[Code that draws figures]
+--

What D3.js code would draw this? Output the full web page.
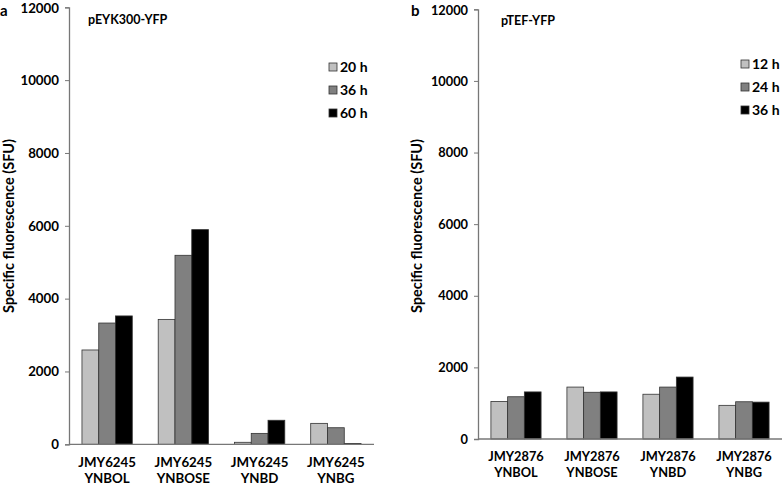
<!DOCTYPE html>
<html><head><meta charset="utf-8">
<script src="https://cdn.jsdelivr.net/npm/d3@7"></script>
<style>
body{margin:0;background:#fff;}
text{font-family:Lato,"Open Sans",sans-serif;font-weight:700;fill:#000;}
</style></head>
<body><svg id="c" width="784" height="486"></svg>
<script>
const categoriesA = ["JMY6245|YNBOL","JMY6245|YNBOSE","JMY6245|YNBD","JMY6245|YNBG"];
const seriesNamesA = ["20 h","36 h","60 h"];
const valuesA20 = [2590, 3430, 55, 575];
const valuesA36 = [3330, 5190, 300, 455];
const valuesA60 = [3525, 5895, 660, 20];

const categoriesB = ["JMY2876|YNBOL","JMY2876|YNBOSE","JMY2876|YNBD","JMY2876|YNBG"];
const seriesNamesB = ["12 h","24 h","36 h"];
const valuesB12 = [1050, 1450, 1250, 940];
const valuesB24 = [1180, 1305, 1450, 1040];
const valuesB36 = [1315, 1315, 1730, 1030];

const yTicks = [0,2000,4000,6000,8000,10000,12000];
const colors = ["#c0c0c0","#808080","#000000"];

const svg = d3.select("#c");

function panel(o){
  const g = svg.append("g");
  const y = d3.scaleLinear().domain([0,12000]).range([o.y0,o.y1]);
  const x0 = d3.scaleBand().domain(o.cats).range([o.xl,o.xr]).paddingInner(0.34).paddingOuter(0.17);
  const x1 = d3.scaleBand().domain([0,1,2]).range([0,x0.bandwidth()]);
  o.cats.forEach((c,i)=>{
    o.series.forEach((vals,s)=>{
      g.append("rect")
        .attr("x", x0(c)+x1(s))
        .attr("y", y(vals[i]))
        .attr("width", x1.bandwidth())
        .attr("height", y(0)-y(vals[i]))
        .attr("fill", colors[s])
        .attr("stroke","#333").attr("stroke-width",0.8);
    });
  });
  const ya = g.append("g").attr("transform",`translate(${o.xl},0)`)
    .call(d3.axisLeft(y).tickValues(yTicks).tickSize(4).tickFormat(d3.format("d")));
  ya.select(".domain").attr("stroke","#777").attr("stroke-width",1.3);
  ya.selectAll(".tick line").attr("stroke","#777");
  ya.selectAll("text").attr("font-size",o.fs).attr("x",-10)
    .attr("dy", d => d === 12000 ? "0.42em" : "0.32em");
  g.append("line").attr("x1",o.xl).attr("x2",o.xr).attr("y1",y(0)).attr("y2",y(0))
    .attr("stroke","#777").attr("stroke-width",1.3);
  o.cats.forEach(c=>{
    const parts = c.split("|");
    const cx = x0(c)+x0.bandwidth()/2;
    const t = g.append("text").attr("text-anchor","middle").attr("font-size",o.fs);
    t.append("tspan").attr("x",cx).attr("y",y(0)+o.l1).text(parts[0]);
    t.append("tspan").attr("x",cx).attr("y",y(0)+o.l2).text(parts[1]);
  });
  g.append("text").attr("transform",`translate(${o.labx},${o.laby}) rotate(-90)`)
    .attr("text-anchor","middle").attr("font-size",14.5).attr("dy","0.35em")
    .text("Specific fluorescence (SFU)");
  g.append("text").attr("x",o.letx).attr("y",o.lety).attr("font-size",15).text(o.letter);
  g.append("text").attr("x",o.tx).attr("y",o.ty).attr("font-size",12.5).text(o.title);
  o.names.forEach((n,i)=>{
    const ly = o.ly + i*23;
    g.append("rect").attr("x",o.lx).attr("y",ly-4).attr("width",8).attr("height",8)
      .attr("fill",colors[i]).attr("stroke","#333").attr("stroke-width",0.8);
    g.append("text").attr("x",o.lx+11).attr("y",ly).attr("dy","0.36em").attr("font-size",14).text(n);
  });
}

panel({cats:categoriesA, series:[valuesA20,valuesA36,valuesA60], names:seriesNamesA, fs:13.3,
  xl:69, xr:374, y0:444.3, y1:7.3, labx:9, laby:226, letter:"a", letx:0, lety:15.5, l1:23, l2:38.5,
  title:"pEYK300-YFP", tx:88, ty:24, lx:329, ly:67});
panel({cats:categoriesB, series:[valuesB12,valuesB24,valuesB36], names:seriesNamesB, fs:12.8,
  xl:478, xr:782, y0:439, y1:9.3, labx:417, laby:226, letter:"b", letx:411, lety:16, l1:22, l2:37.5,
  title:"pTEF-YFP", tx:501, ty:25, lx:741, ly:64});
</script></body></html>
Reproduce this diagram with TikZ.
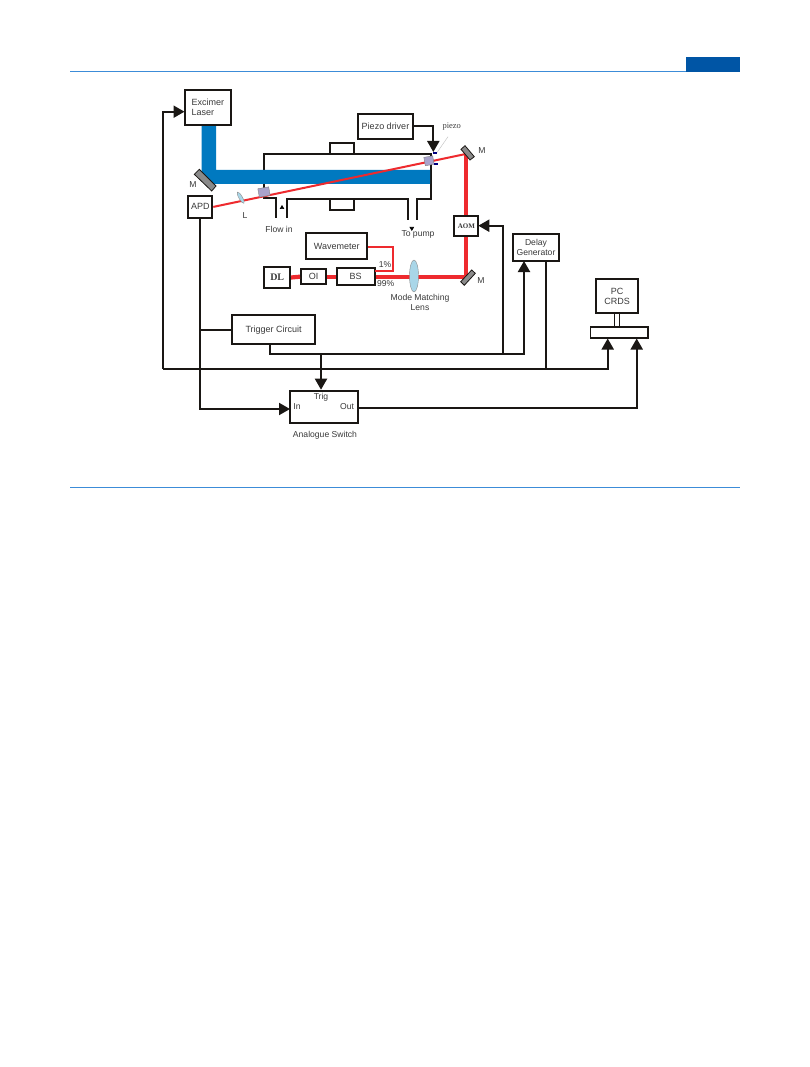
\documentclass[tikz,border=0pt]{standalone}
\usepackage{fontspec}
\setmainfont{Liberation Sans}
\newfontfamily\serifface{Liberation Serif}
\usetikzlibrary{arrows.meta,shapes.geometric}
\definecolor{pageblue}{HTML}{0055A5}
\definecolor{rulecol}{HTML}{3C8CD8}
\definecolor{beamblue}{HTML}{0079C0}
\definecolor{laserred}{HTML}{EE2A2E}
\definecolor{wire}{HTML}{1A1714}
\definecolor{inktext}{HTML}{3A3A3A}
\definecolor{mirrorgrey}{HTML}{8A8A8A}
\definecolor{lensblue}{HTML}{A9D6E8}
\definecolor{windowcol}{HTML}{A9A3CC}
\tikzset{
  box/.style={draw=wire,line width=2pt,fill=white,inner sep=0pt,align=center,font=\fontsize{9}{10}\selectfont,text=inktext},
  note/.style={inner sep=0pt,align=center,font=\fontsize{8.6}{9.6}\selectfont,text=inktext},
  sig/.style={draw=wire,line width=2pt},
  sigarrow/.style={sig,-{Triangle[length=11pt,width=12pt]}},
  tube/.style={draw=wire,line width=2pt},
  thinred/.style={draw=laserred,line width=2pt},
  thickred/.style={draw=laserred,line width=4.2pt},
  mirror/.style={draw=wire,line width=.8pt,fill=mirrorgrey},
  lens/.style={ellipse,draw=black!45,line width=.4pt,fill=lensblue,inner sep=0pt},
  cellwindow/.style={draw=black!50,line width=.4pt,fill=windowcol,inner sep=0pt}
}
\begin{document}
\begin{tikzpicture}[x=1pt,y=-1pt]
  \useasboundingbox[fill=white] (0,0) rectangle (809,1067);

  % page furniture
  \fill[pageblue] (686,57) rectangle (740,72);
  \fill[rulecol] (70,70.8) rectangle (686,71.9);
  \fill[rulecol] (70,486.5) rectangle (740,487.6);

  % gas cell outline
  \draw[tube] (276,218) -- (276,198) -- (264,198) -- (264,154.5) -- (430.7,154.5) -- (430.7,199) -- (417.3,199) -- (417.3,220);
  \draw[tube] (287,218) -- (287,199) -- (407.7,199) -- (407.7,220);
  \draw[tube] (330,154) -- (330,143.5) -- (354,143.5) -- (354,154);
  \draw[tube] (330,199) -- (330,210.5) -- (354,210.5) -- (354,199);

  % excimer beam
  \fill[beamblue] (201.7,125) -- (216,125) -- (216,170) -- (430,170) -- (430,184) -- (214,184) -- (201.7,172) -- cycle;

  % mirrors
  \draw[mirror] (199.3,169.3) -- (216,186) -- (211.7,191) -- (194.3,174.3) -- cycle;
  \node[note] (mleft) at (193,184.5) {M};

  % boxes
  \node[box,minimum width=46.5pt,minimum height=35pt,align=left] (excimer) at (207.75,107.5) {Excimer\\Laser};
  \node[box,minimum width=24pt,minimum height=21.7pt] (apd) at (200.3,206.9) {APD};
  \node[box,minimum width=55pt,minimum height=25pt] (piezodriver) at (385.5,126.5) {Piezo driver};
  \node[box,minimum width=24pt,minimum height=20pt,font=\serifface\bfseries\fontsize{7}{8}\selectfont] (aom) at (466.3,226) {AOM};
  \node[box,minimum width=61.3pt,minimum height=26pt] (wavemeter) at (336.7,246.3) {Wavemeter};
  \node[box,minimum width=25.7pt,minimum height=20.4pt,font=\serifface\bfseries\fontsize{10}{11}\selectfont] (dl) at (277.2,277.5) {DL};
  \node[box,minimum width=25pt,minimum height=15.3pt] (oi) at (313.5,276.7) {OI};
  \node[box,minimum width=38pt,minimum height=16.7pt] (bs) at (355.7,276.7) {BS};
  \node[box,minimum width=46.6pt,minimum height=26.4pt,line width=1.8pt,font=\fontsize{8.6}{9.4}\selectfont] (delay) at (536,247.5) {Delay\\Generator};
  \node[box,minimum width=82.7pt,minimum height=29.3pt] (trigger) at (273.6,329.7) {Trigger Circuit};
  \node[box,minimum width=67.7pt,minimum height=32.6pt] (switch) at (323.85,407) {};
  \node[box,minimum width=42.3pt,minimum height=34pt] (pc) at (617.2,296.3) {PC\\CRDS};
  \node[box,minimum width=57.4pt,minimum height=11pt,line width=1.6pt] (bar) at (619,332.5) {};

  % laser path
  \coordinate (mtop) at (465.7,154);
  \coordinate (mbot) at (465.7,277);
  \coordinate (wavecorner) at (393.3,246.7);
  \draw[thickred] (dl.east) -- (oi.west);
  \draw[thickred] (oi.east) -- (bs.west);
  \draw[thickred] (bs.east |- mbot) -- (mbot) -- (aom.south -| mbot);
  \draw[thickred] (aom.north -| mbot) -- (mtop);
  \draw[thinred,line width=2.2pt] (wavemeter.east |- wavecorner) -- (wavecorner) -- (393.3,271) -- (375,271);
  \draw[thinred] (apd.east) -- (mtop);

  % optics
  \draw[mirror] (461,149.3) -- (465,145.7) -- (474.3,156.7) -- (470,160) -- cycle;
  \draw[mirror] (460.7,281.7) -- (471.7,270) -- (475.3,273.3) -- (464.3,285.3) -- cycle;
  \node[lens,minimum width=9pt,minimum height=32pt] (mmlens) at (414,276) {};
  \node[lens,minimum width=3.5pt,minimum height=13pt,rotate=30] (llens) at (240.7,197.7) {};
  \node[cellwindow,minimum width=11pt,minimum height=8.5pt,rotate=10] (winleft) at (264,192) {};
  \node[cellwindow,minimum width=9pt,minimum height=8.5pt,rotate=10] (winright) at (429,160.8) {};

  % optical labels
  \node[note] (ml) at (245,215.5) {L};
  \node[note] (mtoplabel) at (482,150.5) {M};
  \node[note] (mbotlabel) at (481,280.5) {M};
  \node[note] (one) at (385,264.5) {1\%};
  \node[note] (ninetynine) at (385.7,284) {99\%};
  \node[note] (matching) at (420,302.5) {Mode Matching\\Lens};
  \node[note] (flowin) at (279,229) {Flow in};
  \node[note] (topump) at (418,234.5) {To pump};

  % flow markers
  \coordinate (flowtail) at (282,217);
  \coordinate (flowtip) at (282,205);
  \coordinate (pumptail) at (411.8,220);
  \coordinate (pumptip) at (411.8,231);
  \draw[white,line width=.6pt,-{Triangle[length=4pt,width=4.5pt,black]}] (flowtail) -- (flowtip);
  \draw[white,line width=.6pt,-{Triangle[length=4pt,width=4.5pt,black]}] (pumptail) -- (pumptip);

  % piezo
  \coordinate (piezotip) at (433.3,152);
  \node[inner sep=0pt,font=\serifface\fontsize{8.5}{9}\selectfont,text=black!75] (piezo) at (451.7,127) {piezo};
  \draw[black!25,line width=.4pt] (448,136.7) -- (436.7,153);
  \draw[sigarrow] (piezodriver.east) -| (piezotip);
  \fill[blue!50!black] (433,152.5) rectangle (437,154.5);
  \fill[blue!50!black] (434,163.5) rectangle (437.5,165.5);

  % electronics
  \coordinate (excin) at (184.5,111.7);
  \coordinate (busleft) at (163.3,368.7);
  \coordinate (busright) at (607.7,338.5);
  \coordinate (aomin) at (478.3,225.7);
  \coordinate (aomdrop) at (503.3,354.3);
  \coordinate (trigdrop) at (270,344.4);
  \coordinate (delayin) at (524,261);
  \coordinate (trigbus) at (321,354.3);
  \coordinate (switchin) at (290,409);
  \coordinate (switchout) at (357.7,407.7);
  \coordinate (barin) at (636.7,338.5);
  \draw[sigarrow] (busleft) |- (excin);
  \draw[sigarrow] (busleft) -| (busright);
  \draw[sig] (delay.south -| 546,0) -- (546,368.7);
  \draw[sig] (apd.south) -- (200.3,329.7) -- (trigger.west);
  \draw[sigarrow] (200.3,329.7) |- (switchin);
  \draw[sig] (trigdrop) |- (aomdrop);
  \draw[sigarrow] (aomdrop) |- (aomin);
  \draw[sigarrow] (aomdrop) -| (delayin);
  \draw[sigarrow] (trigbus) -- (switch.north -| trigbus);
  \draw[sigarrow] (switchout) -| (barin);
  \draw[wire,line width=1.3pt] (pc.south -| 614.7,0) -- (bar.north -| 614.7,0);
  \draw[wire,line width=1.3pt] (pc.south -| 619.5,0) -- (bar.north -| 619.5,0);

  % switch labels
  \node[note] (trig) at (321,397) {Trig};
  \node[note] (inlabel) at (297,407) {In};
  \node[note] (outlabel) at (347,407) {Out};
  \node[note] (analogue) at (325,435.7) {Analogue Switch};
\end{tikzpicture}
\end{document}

+--

Pick out each line that holds the string "this".

What D3.js code would draw this? Output the full web page.
Reproduce this diagram with TikZ.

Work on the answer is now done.